Quick Hits on Bridesmaids – Paul Feig (2011)

Film Title: Bridesmaids

-Like I said in my post about Paul, I’m really starting to like Kristin Wiig more and more the farther away from SNL she gets. Whereas in Paul she was completely wasted on nonsensical throwaway jokes, she uses her wit and charm to the hilt in Bridesmaids, which she co-wrote with Annie Mumolo, the Groundlings writer who also played the woman freaking out on the plane. There usually seems to be a little bit of a chip on the shoulder of the female cast members of SNL as they try and live up to the likes of Billy Murray, Adam Sandler and Chris Farley (and even Jane Curtain and Gilda Radner), but it’s something that isn’t evident on Wiig’s shoulder, just as it wasn’t evident on Tina Fey’s shoulders before she broke out. To add on to that thought track, I believe Kristin Wiig to possess greater charm than Tina Fey, though I seem to be in the minority on the charm question as it doesn’t seem to be a big deciding factor to other people.

-The trailer doesn’t do Melissa McCarthy any favors, and at times they do try a little too much to coax every single laugh they can out of her character, but it’s a damn funny role as it plays out in the real time of the movie itself. It’s over the top, but in a good way

-Aside from that, I’m not anywhere close to this movie’s target demographic. I appreciated the humor, and was glad it wasn’t cloying or tiptoeing like female-driven comedies usually are (which even Baby Mama was to an extent). To use a bad phrase, it took a lot of balls to go down the path they went, and I’m glad they did.


Quick Hits on Paul – Greg Mattola (2011)


-I don’t quite understand why it was even attempted to keep Sigourney Weaver a secret in this film. She has one of the most distinctive film voices, and there wasn’t even really an attempt to mask it. At least it was a surprise when Madonna turned out to be The Blank in Dick Tracy, but it was rather silly to play it as a big finale reveal here. It’s obvious.

-I really appreciate the hell out of the nostalgia, though it does make me feel quite old. Most of the stuff that they’re nostalgic about is stuff that was 10 years old by the time it came out on video and I was old enough to process it, so I think it’s making me feel artificially old, not genuinely old, even though I’m about to turn 31 (that doesn’t even seem possible).

-Kristin Wiig, who I’m starting to like more and more as she gets away from SNL, was largely wasted on throwaway jokes. She handled them like a champ, but except for being adorable there was nothing really memorable about her in the movie.

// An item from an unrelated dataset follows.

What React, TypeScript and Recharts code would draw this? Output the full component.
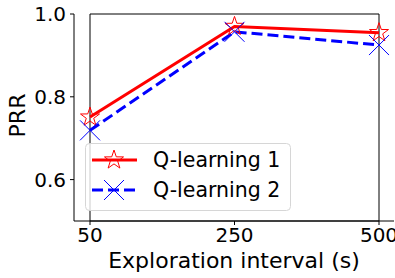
import React from 'react';
import { LineChart, Line, XAxis, YAxis, ReferenceArea, Legend } from 'recharts';

const categories = ['50', '250', '500'];
const q1Values = [0.751, 0.970, 0.955];
const q2Values = [0.719, 0.957, 0.925];
const seriesNames = ['Q-learning 1', 'Q-learning 2'];
const yTicks = [0.6, 0.8, 1.0];
const xAxisTitle = 'Exploration interval (s)';
const yAxisTitle = 'PRR';

const data = categories.map((c, i) => ({ x: c, q1: q1Values[i], q2: q2Values[i] }));

const FONT = '"DejaVu Sans", sans-serif';
const RED = '#ff0000';
const BLUE = '#0000ff';
const SPINE = '#000000';

function starPath(cx: number, cy: number, R: number, r: number) {
  let d = '';
  for (let i = 0; i < 10; i++) {
    const rad = i % 2 === 0 ? R : r;
    const a = -Math.PI / 2 + (i * Math.PI) / 5;
    d += (i === 0 ? 'M' : 'L') + (cx + rad * Math.cos(a)).toFixed(2) + ',' + (cy + rad * Math.sin(a)).toFixed(2);
  }
  return d + 'Z';
}

const Star = ({ cx, cy }: { cx: number; cy: number }) => (
  <path d={starPath(cx, cy, 10, 3.9)} fill="none" stroke={RED} strokeWidth={1} />
);

const Cross = ({ cx, cy }: { cx: number; cy: number }) => (
  <g stroke={BLUE} strokeWidth={1}>
    <line x1={cx - 10} y1={cy - 10} x2={cx + 10} y2={cy + 10} />
    <line x1={cx - 10} y1={cy + 10} x2={cx + 10} y2={cy - 10} />
  </g>
);

const starDot = (p: any) =>
  p.cx == null ? <g key={`s${p.index}`} /> : <Star key={`s${p.index}`} cx={p.cx} cy={p.cy} />;
const crossDot = (p: any) =>
  p.cx == null ? <g key={`c${p.index}`} /> : <Cross key={`c${p.index}`} cx={p.cx} cy={p.cy} />;

const renderLegend = () => (
  <svg width={206} height={68} style={{ display: 'block' }}>
    <rect x={0.5} y={0.5} width={205} height={67} rx={4} ry={4} fill="rgba(255,255,255,0.8)" stroke="#d6d6d6" strokeWidth={1} />
    <line x1={7} y1={17} x2={52} y2={17} stroke={RED} strokeWidth={3} />
    <Star cx={29} cy={17} />
    <text x={68} y={24} fontFamily={FONT} fontSize={20.5} fill="#000">{seriesNames[0]}</text>
    <line x1={7} y1={47} x2={52} y2={47} stroke={BLUE} strokeWidth={3} strokeDasharray="11 5" />
    <Cross cx={29} cy={47} />
    <text x={68} y={54} fontFamily={FONT} fontSize={20.5} fill="#000">{seriesNames[1]}</text>
  </svg>
);

const YLabel = (props: any) => {
  const vb = props.viewBox || { x: 0, y: 14, width: 74, height: 207 };
  const cx = vb.x + 17.5;
  const cy = vb.y + vb.height / 2 - 2;
  return (
    <text
      x={cx}
      y={cy}
      transform={`rotate(-90 ${cx} ${cy})`}
      textAnchor="middle"
      dominantBaseline="central"
      fontFamily={FONT}
      fontSize={22}
      fill="#000"
    >
      {yAxisTitle}
    </text>
  );
};

export default function App() {
  return (
    <div style={{ position: 'absolute', left: 0, top: 0, background: '#fff' }}>
      <LineChart width={395} height={278} data={data} margin={{ top: 14, right: 1, bottom: 0, left: 0 }}>
        <XAxis
          dataKey="x"
          interval={0}
          padding={{ left: 16, right: 15 }}
          height={57}
          tickSize={4}
          tickMargin={3}
          axisLine={{ stroke: SPINE, strokeWidth: 1 }}
          tickLine={{ stroke: '#000', strokeWidth: 1 }}
          tick={{ fontSize: 20, fill: '#000', fontFamily: FONT }}
          label={{ value: xAxisTitle, position: 'insideBottom', offset: 10, fontSize: 22, fill: '#000', fontFamily: FONT }}
        />
        <YAxis
          type="number"
          domain={[0.5, 1.0]}
          ticks={yTicks}
          width={74}
          tickSize={4}
          tickMargin={4}
          tickFormatter={(v: number) => v.toFixed(1)}
          axisLine={{ stroke: SPINE, strokeWidth: 1 }}
          tickLine={{ stroke: '#000', strokeWidth: 1 }}
          tick={{ fontSize: 20, fill: '#000', fontFamily: FONT }}
          label={<YLabel />}
        />
        <ReferenceArea y1={0.5} y2={1.0} fill="none" stroke={SPINE} strokeWidth={1} fillOpacity={0} strokeOpacity={1} />
        <Line
          name={seriesNames[0]}
          dataKey="q1"
          stroke={RED}
          strokeWidth={3}
          dot={starDot}
          activeDot={false}
          isAnimationActive={false}
        />
        <Line
          name={seriesNames[1]}
          dataKey="q2"
          stroke={BLUE}
          strokeWidth={3}
          strokeDasharray="11 5"
          dot={crossDot}
          activeDot={false}
          isAnimationActive={false}
        />
        <Legend
          layout="horizontal"
          verticalAlign="middle"
          align="center"
          content={renderLegend}
          wrapperStyle={{ left: 85, top: 143, width: 206, height: 68 }}
        />
      </LineChart>
    </div>
  );
}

I suppose that is somewhat true of Nick Frost and Simon Pegg, too, to be honest. Paul himself, and Zoyle, really steal the show.

-I was skeptical about Bateman as Zoyle at first, he won me over by the end, and I was thankful that it wasn’t Paul Rudd playing the character.

-Even though I did enjoy the hell out of the nostalgic elements, there were probably too many of them. I did half expect there to be a shark and a man in a fedora being chased by a band of Nazis somewhere in there. I hope Abrams handles the direct references better in Super 8.

-I enjoyed it quite a lot overall, though there are more than a few spots where I ended up groaning or rolling my eyes. It probably didn’t even need to be as long as it was, but there is going to be an extended edition DVD out soon. I guess that’s just to be expected with comedies these days, but I can’t remember anything in any of the extended edition DVDs that I’ve seen that I thought should have stayed in the theatrical cut. The most recent one I can remember watching was Get Him to the Greek, which is much better in the theatrical cut of the movie. I liked Paul but not enough to give it extra time.